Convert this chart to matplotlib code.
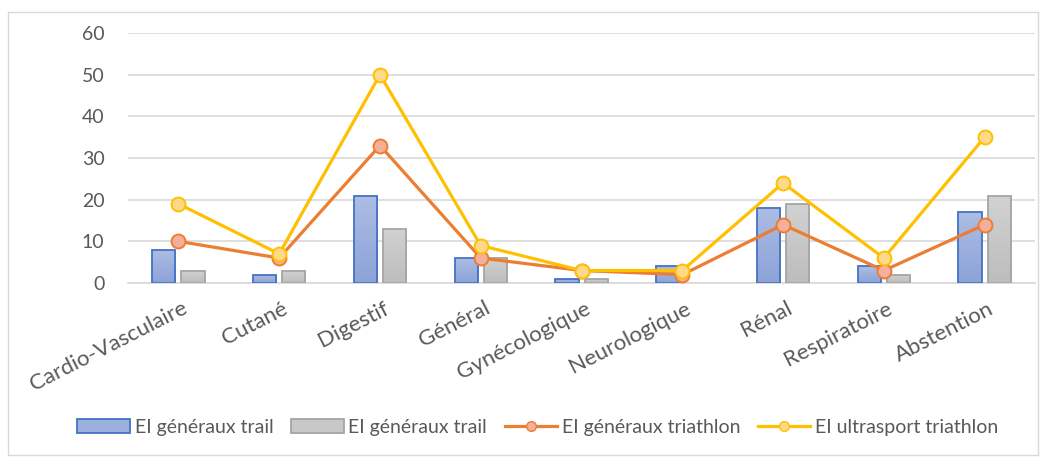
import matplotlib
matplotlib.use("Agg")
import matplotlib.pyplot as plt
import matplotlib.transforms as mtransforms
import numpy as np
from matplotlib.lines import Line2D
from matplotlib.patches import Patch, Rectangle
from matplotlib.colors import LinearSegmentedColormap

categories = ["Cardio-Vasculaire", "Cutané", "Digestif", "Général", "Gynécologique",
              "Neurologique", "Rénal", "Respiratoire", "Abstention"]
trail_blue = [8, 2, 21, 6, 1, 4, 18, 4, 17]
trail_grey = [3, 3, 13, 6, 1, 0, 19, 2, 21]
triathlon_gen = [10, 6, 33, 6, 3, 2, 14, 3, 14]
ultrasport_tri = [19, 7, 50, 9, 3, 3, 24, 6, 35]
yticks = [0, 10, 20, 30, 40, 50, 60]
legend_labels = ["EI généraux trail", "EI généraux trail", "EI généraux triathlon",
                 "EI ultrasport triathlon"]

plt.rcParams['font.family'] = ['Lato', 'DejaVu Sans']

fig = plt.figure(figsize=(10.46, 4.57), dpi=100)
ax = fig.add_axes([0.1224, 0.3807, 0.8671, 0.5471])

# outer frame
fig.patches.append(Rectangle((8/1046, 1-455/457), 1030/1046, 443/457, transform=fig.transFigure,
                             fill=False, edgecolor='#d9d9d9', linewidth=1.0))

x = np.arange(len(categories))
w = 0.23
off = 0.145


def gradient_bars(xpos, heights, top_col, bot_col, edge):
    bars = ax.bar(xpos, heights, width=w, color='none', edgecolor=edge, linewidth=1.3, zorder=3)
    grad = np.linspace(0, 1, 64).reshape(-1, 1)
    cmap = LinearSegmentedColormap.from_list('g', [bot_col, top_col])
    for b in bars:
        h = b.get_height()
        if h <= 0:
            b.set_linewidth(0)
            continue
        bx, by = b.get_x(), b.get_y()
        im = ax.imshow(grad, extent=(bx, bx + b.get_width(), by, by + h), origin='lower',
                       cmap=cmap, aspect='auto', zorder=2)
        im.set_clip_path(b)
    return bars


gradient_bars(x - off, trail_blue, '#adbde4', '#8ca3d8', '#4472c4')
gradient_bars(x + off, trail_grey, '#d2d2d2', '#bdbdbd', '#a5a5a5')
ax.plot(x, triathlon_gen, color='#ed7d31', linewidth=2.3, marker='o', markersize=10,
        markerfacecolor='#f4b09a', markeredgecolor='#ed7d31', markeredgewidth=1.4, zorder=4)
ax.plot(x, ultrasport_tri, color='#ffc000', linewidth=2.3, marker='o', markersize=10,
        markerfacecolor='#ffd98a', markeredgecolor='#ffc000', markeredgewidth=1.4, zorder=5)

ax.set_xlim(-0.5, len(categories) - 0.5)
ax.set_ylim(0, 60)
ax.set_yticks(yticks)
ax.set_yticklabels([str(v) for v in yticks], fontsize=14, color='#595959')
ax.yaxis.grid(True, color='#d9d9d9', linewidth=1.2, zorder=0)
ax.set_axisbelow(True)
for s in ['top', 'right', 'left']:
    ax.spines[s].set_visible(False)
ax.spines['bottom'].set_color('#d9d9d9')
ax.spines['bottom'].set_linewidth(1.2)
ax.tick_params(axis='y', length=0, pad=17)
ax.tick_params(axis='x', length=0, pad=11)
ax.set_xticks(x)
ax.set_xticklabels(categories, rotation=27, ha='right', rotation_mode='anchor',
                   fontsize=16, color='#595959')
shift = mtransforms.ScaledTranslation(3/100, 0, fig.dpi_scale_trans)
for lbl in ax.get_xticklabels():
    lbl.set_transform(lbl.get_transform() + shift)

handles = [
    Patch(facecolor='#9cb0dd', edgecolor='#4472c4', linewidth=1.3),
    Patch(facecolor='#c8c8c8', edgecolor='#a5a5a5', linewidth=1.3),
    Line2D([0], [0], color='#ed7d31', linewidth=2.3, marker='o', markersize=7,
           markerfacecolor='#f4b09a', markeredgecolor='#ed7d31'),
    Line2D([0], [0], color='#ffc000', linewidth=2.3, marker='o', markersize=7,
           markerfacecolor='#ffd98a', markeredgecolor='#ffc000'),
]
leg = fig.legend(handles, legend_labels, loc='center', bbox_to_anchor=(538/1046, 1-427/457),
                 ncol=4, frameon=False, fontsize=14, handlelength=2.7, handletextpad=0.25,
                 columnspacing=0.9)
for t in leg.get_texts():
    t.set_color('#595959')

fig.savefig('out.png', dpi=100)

┄┄┄┄┄┄┄┄┄┄

Reproduce the material above verbatim; omit every picture.

## Result of the task:
Convert this chart to matplotlib code.
import matplotlib
matplotlib.use("Agg")
import matplotlib.pyplot as plt
import matplotlib.transforms as mtransforms
import numpy as np
from matplotlib.lines import Line2D
from matplotlib.patches import Patch, Rectangle
from matplotlib.colors import LinearSegmentedColormap

categories = ["Cardio-Vasculaire", "Cutané", "Digestif", "Général", "Gynécologique",
              "Neurologique", "Rénal", "Respiratoire", "Abstention"]
trail_blue = [8, 2, 21, 6, 1, 4, 18, 4, 17]
trail_grey = [3, 3, 13, 6, 1, 0, 19, 2, 21]
triathlon_gen = [10, 6, 33, 6, 3, 2, 14, 3, 14]
ultrasport_tri = [19, 7, 50, 9, 3, 3, 24, 6, 35]
yticks = [0, 10, 20, 30, 40, 50, 60]
legend_labels = ["EI généraux trail", "EI généraux trail", "EI généraux triathlon",
                 "EI ultrasport triathlon"]

plt.rcParams['font.family'] = ['Lato', 'DejaVu Sans']

fig = plt.figure(figsize=(10.46, 4.57), dpi=100)
ax = fig.add_axes([0.1224, 0.3807, 0.8671, 0.5471])

# outer frame
fig.patches.append(Rectangle((8/1046, 1-455/457), 1030/1046, 443/457, transform=fig.transFigure,
                             fill=False, edgecolor='#d9d9d9', linewidth=1.0))

x = np.arange(len(categories))
w = 0.23
off = 0.145


def gradient_bars(xpos, heights, top_col, bot_col, edge):
    bars = ax.bar(xpos, heights, width=w, color='none', edgecolor=edge, linewidth=1.3, zorder=3)
    grad = np.linspace(0, 1, 64).reshape(-1, 1)
    cmap = LinearSegmentedColormap.from_list('g', [bot_col, top_col])
    for b in bars:
        h = b.get_height()
        if h <= 0:
            b.set_linewidth(0)
            continue
        bx, by = b.get_x(), b.get_y()
        im = ax.imshow(grad, extent=(bx, bx + b.get_width(), by, by + h), origin='lower',
                       cmap=cmap, aspect='auto', zorder=2)
        im.set_clip_path(b)
    return bars


gradient_bars(x - off, trail_blue, '#adbde4', '#8ca3d8', '#4472c4')
gradient_bars(x + off, trail_grey, '#d2d2d2', '#bdbdbd', '#a5a5a5')
ax.plot(x, triathlon_gen, color='#ed7d31', linewidth=2.3, marker='o', markersize=10,
        markerfacecolor='#f4b09a', markeredgecolor='#ed7d31', markeredgewidth=1.4, zorder=4)
ax.plot(x, ultrasport_tri, color='#ffc000', linewidth=2.3, marker='o', markersize=10,
        markerfacecolor='#ffd98a', markeredgecolor='#ffc000', markeredgewidth=1.4, zorder=5)

ax.set_xlim(-0.5, len(categories) - 0.5)
ax.set_ylim(0, 60)
ax.set_yticks(yticks)
ax.set_yticklabels([str(v) for v in yticks], fontsize=14, color='#595959')
ax.yaxis.grid(True, color='#d9d9d9', linewidth=1.2, zorder=0)
ax.set_axisbelow(True)
for s in ['top', 'right', 'left']:
    ax.spines[s].set_visible(False)
ax.spines['bottom'].set_color('#d9d9d9')
ax.spines['bottom'].set_linewidth(1.2)
ax.tick_params(axis='y', length=0, pad=17)
ax.tick_params(axis='x', length=0, pad=11)
ax.set_xticks(x)
ax.set_xticklabels(categories, rotation=27, ha='right', rotation_mode='anchor',
                   fontsize=16, color='#595959')
shift = mtransforms.ScaledTranslation(3/100, 0, fig.dpi_scale_trans)
for lbl in ax.get_xticklabels():
    lbl.set_transform(lbl.get_transform() + shift)

handles = [
    Patch(facecolor='#9cb0dd', edgecolor='#4472c4', linewidth=1.3),
    Patch(facecolor='#c8c8c8', edgecolor='#a5a5a5', linewidth=1.3),
    Line2D([0], [0], color='#ed7d31', linewidth=2.3, marker='o', markersize=7,
           markerfacecolor='#f4b09a', markeredgecolor='#ed7d31'),
    Line2D([0], [0], color='#ffc000', linewidth=2.3, marker='o', markersize=7,
           markerfacecolor='#ffd98a', markeredgecolor='#ffc000'),
]
leg = fig.legend(handles, legend_labels, loc='center', bbox_to_anchor=(538/1046, 1-427/457),
                 ncol=4, frameon=False, fontsize=14, handlelength=2.7, handletextpad=0.25,
                 columnspacing=0.9)
for t in leg.get_texts():
    t.set_color('#595959')

fig.savefig('out.png', dpi=100)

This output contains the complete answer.